- グルグラム - Haryana - インド
Senior AI & ML Engineer
We’re seeking a hands-on AI/ML engineer to design, build, and produce Generative AI solutions—including RAG pipelines and multi-agent systems—to automate workflows and drive operational excellence. You’ll work closely with solution/data architects, software developers, data engineers, and domain experts to rapidly prototype and deliver scalable, enterprise-grade systems.
This is an individual contributor role requiring strong research skills, deep expertise in AI foundation models, and the ability to translate cutting-edge concepts into impactful solutions for digital grid challenges.
A Snapshot of your Day
How You’ll Make an Impact (responsibilities of role)
- End-to-End GenAI Development: Design and implement RAG pipelines, agentic workflows, and LLM integrations for tasks such as document understanding, classification, and knowledge assistance.

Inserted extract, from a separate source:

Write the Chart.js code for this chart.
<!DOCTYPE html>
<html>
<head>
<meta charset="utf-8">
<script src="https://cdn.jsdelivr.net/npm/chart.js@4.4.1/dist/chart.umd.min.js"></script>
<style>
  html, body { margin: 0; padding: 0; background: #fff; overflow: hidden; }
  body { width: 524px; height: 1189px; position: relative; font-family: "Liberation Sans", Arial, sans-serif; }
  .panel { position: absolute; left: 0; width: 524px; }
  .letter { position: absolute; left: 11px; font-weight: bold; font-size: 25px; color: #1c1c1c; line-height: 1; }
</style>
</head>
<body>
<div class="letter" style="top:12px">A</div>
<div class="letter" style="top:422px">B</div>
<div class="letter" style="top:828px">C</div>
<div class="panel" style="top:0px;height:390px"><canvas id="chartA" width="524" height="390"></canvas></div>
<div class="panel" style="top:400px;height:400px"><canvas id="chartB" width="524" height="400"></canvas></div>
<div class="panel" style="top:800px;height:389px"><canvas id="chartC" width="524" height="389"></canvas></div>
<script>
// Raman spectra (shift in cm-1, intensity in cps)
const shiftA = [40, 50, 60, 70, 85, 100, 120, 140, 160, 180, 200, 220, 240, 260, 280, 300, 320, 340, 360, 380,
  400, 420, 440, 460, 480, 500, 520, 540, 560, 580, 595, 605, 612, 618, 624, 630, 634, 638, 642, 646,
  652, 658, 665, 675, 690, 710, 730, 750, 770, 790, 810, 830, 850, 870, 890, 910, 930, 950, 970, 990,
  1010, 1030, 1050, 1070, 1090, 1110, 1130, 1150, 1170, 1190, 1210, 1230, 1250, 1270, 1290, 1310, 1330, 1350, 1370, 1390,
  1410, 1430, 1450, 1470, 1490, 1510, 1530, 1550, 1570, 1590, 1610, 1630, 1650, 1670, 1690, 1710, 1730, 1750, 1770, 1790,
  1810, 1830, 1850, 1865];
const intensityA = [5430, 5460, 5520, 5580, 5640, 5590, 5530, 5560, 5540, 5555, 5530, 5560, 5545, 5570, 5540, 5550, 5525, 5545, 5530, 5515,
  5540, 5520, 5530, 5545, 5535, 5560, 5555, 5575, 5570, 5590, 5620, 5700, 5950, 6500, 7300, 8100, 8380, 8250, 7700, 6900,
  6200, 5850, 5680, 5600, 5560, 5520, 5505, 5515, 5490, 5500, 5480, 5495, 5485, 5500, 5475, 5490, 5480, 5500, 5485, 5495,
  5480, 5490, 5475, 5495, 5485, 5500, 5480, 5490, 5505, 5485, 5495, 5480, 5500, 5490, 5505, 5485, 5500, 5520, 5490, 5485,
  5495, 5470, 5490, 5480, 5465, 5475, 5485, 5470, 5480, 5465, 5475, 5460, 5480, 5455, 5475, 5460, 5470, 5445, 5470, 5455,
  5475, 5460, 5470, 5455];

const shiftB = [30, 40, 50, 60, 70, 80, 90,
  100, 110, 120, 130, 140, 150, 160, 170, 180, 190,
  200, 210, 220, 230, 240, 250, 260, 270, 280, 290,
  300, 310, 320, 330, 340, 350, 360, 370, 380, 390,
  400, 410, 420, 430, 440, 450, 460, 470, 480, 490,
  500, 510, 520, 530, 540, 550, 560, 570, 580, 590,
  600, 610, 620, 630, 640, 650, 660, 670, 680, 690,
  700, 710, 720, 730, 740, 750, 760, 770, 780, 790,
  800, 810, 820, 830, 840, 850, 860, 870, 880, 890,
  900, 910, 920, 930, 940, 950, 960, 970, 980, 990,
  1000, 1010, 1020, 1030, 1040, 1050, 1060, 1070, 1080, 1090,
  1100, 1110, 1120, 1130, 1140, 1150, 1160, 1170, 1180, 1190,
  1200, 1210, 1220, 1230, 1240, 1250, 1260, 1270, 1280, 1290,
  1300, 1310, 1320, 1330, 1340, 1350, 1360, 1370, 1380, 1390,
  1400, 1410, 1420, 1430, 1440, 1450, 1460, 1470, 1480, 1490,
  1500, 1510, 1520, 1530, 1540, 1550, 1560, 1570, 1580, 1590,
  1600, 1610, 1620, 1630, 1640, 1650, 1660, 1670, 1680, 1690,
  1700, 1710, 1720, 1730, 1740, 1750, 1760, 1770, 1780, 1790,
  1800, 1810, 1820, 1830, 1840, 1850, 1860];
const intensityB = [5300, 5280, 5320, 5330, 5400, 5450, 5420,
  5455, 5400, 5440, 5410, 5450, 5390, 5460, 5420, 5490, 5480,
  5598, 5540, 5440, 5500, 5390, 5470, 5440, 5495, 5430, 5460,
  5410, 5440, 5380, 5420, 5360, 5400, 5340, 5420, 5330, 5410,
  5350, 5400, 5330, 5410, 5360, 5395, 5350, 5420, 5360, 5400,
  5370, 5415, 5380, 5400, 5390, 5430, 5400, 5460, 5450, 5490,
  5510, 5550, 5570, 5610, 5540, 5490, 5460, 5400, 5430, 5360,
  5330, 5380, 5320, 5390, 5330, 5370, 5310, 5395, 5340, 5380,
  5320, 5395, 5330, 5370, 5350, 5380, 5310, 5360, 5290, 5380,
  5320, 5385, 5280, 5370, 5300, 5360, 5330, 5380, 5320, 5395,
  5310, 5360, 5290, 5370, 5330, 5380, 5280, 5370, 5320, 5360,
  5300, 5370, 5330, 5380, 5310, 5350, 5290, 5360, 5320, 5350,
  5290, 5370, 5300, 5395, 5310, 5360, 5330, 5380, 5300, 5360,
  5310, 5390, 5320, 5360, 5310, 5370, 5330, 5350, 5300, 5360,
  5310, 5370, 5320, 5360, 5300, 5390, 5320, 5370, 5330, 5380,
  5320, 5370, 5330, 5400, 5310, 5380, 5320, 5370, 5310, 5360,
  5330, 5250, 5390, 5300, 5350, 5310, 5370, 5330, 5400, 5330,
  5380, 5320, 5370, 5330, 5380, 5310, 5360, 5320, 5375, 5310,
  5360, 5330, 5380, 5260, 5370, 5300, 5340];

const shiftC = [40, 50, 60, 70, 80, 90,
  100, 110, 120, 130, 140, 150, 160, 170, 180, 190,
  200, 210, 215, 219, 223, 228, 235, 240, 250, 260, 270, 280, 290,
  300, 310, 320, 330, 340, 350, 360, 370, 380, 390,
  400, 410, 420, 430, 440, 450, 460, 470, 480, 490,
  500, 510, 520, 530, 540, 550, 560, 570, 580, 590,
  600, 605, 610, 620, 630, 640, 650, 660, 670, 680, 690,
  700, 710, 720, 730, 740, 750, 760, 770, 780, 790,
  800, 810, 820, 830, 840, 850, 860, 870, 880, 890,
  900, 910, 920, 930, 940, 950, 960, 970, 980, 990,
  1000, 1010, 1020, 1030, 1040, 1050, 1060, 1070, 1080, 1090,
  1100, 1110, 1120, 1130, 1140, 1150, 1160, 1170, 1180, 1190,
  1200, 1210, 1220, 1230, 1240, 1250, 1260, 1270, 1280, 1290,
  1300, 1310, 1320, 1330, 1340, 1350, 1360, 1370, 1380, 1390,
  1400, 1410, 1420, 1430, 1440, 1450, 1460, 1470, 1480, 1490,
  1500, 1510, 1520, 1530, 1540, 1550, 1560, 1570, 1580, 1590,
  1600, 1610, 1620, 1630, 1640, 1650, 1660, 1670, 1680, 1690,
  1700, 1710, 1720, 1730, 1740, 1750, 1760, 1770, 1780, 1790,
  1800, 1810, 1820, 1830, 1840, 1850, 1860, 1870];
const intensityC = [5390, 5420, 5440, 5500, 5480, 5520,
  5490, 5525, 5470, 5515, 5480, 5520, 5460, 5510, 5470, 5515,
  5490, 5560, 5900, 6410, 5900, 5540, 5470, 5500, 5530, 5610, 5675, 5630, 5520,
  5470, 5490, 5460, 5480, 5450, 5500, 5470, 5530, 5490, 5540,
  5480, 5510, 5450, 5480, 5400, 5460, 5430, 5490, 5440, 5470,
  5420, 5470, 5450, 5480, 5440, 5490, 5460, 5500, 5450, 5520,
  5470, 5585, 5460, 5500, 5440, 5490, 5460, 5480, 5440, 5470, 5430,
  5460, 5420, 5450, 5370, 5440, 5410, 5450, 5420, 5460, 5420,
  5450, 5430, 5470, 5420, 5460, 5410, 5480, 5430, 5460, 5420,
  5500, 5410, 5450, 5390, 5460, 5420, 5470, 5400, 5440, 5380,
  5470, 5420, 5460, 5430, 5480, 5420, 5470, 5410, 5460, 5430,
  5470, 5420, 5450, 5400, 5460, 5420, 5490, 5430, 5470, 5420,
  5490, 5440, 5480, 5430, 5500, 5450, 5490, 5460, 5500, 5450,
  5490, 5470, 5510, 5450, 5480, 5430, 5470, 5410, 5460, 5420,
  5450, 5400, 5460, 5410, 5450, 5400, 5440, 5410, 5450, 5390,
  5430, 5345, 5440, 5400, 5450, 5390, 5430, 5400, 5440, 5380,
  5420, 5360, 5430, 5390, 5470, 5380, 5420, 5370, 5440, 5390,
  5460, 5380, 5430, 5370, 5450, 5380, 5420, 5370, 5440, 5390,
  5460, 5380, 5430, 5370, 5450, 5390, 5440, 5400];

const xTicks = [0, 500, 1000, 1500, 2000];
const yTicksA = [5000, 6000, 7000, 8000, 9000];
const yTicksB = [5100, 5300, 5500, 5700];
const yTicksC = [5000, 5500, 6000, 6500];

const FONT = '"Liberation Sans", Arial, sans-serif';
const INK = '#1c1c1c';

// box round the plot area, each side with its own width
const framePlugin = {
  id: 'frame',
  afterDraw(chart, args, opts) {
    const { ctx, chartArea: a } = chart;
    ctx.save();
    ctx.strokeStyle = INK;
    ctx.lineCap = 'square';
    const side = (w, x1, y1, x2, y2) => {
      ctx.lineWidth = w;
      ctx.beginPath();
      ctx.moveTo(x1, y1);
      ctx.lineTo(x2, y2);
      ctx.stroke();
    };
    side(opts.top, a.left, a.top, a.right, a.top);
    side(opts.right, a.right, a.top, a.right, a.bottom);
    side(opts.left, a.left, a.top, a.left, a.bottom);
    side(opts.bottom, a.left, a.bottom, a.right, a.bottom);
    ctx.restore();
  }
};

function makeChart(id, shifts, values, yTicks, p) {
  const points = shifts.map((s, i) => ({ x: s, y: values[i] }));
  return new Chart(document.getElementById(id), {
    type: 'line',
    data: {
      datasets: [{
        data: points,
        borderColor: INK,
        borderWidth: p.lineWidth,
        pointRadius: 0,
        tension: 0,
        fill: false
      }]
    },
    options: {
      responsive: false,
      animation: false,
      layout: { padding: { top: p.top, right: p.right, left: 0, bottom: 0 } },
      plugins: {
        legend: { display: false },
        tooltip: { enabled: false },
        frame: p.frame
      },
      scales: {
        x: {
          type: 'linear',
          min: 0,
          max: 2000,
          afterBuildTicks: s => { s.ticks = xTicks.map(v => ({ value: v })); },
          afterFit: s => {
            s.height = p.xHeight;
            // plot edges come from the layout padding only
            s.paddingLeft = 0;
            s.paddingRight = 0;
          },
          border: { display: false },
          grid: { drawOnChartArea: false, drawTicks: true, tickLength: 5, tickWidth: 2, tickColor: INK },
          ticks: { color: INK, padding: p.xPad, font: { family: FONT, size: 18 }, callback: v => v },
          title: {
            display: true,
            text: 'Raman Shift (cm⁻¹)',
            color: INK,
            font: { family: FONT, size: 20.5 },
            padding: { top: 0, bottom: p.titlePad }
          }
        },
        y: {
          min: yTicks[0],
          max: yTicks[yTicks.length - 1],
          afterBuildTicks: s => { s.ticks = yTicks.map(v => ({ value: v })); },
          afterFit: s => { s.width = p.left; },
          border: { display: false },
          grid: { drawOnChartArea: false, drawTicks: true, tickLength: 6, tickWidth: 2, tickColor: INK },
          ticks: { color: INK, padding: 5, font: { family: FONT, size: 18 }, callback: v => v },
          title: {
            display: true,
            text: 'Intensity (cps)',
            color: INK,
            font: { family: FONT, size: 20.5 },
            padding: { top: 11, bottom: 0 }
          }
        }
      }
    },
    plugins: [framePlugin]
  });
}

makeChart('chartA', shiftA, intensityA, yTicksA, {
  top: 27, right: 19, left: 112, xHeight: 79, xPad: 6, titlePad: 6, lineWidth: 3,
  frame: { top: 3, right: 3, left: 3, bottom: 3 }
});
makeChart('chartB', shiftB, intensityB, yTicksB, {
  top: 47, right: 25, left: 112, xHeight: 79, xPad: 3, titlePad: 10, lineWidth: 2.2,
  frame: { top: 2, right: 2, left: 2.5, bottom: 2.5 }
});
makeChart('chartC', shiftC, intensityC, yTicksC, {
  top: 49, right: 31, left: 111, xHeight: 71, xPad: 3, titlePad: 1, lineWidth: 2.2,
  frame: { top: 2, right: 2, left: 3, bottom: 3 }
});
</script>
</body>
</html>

- Multi-Agent Orchestration: Build agent-based applications for planning, tool use, and execution using frameworks like LangGraph, Semantic Kernel, and prompt orchestration tools.

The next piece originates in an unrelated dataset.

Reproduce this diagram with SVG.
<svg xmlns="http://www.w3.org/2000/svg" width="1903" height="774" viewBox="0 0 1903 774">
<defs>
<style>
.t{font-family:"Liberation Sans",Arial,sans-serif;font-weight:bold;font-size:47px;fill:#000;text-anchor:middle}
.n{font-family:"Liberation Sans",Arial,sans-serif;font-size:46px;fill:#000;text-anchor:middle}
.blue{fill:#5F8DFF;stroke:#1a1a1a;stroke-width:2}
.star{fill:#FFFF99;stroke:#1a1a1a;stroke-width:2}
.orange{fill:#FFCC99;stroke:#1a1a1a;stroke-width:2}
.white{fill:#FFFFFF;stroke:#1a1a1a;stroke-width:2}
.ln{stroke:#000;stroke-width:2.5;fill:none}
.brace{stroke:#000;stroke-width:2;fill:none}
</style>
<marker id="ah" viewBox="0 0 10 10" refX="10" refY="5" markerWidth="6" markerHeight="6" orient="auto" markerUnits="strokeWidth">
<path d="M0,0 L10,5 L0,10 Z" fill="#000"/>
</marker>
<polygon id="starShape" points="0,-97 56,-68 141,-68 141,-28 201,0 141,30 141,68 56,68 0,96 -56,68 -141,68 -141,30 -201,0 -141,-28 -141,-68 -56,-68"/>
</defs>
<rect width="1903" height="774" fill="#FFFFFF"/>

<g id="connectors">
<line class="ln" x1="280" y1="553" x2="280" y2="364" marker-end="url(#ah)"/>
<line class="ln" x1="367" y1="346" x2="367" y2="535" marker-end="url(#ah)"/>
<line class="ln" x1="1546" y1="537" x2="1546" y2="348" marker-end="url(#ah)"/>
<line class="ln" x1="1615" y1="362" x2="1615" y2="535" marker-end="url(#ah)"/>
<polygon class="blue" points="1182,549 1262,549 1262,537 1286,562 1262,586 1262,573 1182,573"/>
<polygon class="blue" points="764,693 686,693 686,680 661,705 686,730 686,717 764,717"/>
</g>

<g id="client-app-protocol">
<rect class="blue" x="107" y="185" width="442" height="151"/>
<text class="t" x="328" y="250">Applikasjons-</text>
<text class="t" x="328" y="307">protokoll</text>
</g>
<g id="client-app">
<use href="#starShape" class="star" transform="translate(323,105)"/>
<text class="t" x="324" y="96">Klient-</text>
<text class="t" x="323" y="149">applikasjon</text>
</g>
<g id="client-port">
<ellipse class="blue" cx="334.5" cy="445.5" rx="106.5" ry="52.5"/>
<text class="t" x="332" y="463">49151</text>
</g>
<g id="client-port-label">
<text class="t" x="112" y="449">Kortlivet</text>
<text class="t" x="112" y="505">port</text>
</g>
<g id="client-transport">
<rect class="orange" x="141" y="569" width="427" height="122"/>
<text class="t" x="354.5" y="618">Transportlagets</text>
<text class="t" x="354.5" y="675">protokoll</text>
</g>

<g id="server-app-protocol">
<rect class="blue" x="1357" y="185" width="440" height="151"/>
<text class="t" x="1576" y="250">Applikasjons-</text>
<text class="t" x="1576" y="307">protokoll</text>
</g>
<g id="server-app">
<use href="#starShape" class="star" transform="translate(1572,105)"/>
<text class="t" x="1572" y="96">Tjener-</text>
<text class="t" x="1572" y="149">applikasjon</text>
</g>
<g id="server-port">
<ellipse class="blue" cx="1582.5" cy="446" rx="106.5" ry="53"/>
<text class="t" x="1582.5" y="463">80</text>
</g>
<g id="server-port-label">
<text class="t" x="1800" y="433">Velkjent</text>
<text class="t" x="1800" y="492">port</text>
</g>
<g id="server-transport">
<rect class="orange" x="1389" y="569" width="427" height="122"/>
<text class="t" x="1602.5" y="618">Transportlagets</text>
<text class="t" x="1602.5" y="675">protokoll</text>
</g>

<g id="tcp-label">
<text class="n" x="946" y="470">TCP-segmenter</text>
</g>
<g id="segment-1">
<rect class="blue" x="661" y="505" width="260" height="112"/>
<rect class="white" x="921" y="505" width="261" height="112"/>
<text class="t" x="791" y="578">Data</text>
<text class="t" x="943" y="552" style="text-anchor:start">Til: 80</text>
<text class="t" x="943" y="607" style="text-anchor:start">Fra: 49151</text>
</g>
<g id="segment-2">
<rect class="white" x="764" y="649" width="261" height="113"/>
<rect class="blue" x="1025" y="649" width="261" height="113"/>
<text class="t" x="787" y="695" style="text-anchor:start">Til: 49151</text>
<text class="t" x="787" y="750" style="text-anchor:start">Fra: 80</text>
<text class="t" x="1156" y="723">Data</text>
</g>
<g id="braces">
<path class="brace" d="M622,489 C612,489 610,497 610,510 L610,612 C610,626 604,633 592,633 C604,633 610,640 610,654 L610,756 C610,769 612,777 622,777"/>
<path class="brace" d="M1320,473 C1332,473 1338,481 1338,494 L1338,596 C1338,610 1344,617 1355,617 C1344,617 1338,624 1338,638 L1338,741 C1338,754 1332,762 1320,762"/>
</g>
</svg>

- AI Enterprise Architecture: Strong Experience in AI architecture (scalable, modern, and secure) design across AI/ML enterprise solutions.
- Data & MLOps Foundations: Architect data pipelines and cloud solutions for training, deployment, and monitoring on Azure/AWS with Docker, Kubernetes, and CI/CD.

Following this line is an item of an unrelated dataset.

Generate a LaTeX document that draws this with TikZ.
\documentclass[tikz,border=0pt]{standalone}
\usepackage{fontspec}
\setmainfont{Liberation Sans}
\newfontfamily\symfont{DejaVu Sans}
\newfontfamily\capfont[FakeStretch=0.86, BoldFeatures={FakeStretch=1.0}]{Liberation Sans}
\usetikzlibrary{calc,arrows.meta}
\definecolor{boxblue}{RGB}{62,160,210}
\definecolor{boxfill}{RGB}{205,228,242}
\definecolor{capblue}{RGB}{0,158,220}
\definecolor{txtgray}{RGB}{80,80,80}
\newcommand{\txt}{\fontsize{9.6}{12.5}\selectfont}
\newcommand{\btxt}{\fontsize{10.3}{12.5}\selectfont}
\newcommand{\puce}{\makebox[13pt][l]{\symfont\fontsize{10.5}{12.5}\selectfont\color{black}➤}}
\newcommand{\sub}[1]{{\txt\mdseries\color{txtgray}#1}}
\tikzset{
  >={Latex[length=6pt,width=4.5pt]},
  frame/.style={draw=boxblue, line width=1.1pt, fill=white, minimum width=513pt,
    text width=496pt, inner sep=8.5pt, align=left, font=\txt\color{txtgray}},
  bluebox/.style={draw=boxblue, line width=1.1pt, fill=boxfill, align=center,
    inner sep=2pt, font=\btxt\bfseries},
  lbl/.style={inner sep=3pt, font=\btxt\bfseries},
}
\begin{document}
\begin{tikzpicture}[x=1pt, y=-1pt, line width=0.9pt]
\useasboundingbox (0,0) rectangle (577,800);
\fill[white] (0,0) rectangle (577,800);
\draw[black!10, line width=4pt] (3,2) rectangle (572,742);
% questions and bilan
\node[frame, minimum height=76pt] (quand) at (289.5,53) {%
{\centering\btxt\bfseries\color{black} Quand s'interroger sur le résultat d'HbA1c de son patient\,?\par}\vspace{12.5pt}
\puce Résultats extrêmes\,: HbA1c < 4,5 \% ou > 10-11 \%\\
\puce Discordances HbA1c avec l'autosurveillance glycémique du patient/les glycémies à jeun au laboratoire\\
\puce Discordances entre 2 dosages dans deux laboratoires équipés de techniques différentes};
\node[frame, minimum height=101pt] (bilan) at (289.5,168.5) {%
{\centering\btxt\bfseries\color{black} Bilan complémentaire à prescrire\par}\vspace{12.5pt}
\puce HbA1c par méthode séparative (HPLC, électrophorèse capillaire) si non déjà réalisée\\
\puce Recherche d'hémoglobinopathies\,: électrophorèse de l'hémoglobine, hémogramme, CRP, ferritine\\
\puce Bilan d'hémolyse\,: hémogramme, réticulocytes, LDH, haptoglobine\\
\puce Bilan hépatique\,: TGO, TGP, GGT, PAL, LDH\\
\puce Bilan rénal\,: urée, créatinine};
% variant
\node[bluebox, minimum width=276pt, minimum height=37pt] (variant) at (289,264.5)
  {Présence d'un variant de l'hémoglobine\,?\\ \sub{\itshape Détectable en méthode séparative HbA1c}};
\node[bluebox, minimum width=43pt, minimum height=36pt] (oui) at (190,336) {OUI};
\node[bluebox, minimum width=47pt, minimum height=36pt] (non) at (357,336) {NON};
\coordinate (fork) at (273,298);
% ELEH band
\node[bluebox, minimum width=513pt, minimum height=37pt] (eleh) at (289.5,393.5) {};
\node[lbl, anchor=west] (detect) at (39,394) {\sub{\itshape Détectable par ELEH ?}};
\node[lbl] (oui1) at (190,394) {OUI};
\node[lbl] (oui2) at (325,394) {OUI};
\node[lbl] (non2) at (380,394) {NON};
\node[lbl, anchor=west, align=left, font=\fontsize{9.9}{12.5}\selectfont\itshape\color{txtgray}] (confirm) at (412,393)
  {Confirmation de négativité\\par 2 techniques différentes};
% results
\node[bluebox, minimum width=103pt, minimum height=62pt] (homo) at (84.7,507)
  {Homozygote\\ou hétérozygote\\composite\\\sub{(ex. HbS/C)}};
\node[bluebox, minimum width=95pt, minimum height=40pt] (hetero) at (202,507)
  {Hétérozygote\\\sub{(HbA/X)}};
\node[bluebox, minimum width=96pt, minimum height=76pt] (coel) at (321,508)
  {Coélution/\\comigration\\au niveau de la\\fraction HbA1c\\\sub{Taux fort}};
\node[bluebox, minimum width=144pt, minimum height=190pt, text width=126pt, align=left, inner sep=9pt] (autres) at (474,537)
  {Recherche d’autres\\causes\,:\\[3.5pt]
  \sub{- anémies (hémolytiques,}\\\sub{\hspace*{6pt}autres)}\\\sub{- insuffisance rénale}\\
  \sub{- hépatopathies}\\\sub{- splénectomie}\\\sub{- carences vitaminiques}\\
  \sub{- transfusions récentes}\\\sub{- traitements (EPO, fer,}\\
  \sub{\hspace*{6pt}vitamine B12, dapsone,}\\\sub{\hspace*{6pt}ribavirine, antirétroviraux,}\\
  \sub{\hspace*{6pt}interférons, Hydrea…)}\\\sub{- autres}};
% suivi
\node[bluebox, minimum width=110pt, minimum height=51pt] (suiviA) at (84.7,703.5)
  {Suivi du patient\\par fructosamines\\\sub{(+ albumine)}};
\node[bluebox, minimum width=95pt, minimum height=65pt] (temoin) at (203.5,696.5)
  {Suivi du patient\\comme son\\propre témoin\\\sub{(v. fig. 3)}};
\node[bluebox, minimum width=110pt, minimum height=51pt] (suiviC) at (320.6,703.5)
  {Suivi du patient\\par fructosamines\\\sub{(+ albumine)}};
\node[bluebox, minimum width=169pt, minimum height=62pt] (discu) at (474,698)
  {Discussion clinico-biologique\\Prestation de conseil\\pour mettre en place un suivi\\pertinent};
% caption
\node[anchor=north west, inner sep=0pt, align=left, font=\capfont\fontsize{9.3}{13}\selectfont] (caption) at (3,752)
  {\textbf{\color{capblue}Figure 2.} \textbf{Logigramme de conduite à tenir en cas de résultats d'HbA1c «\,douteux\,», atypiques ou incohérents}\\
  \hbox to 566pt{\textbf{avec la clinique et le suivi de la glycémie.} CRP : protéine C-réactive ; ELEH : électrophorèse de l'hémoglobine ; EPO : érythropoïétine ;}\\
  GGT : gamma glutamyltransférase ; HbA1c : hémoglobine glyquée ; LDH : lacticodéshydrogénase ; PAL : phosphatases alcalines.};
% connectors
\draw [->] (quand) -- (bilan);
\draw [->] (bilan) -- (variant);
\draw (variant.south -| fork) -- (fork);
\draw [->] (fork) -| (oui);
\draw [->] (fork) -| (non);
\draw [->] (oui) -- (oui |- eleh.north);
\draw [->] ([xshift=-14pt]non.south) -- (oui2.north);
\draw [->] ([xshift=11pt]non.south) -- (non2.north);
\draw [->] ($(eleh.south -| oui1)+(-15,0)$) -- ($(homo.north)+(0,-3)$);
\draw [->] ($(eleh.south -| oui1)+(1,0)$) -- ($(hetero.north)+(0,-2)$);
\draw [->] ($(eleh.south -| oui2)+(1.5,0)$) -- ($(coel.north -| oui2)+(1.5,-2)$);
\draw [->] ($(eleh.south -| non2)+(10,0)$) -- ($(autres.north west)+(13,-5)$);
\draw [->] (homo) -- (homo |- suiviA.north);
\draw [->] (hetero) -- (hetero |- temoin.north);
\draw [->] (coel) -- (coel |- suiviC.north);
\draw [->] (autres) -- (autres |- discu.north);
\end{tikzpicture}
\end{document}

- Rapid Prototyping to Production: Convert problem statements into prototypes, iterate with stakeholders, and harden into production-ready microservices (FastAPI) with APIs and event-driven workflows.
- Evaluation & Reliability: Define rigorous evaluation metrics for LLM/ML systems (accuracy, latency, cost, safety), optimize retrieval quality, prompt strategies, and agent policies.
- Security & Compliance: Implement Responsible AI guardrails, data privacy, PII handling, access controls, and auditability.
- Collaboration & Enablement: Partner with data engineers, mentor junior team members, and contribute to internal documentation and demos.
What You Bring (required qualification and skill sets)
- Education: Bachelor’s/master’s in computer science, Data Science, Engineering, or equivalent experience
- Experience:
- 7–12 years delivering AI/ML, Data Science solutions in production.
- 2-3 years focused on Generative AI/LLM applications.
- Technical Skills:
- Programming: Strong Python (typing, packaging, testing), data stacks (NumPy, Pandas, scikit-learn), API development (FastAPI/Flask).
- GenAI Expertise:
- Prompt engineering, RAG design (indexing, chunking, reranking).
- Embeddings and vector databases (FAISS, Azure AI Search, Pinecone).
- Agent frameworks (LangGraph, Semantic Kernel) and orchestration strategies.
- Model selection/fine-tuning, cost-performance optimization, safety filters.
- Cloud & Data: Hands-on with Azure/AWS; experience with Azure OpenAI, Azure AI Search, Microsoft Fabric/Databricks (preferred), Snowflake or similar DWH.
- MLOps: Docker, Kubernetes, CI/CD (GitHub Actions/Gitlab), model deployment/monitoring.
- Architecture: Microservices, event-driven design, API security, scalability, and resilience.
- Soft Skills:
- Excellent team player with the ability to work collaboratively in cross-functional and multicultural teams.
- Strong communication skills able to explain complex technical ideas to non-technical stakeholders.
- Adaptability to changing priorities and evolving technologies.
- Problem-solving mindset with creativity, curiosity, and a proactive approach.
- Time management & prioritization in fast-paced, iterative environments.
- A mentoring attitude toward junior colleagues and an openness to receiving feedback.
- Strong sense of ownership and accountability over deliverables.
- Domain Knowledge: Experience applying AI/ML to power systems, electrical grids, or related domains.
Preferred Qualifications
- Experience with Azure OpenAI, Microsoft Fabric/Prompt Flow, Copilot Studio connectors, or enterprise integrations (SharePoint/Teams).
- Expertise in ML/DL techniques: time-series forecasting, anomaly detection, NLP document AI (OCR, classification, extraction).
- Familiarity with security (OAuth2, RBAC), observability (OpenTelemetry), and cost governance (token budgeting).
Tech Stack
- Languages/Frameworks: Python, FastAPI/Flask, LangGraph/Semantic Kernel/CrewAI/AutoGen, scikit-learn, PyTorch/TensorFlow.
- LLM & Retrieval: Azure OpenAI/Open weights, embeddings, vector DBs (FAISS/Milvus/Pinecone), reranking.
- Data & Cloud: Snowflake, Azure/AWS (storage, compute, messaging), SQL.
- Ops: Docker, Kubernetes, GitHub Actions/Jenkins, Helm, monitoring/logging.
- Collaboration: Git, Jira/Azure DevOps, Agile/Scrum.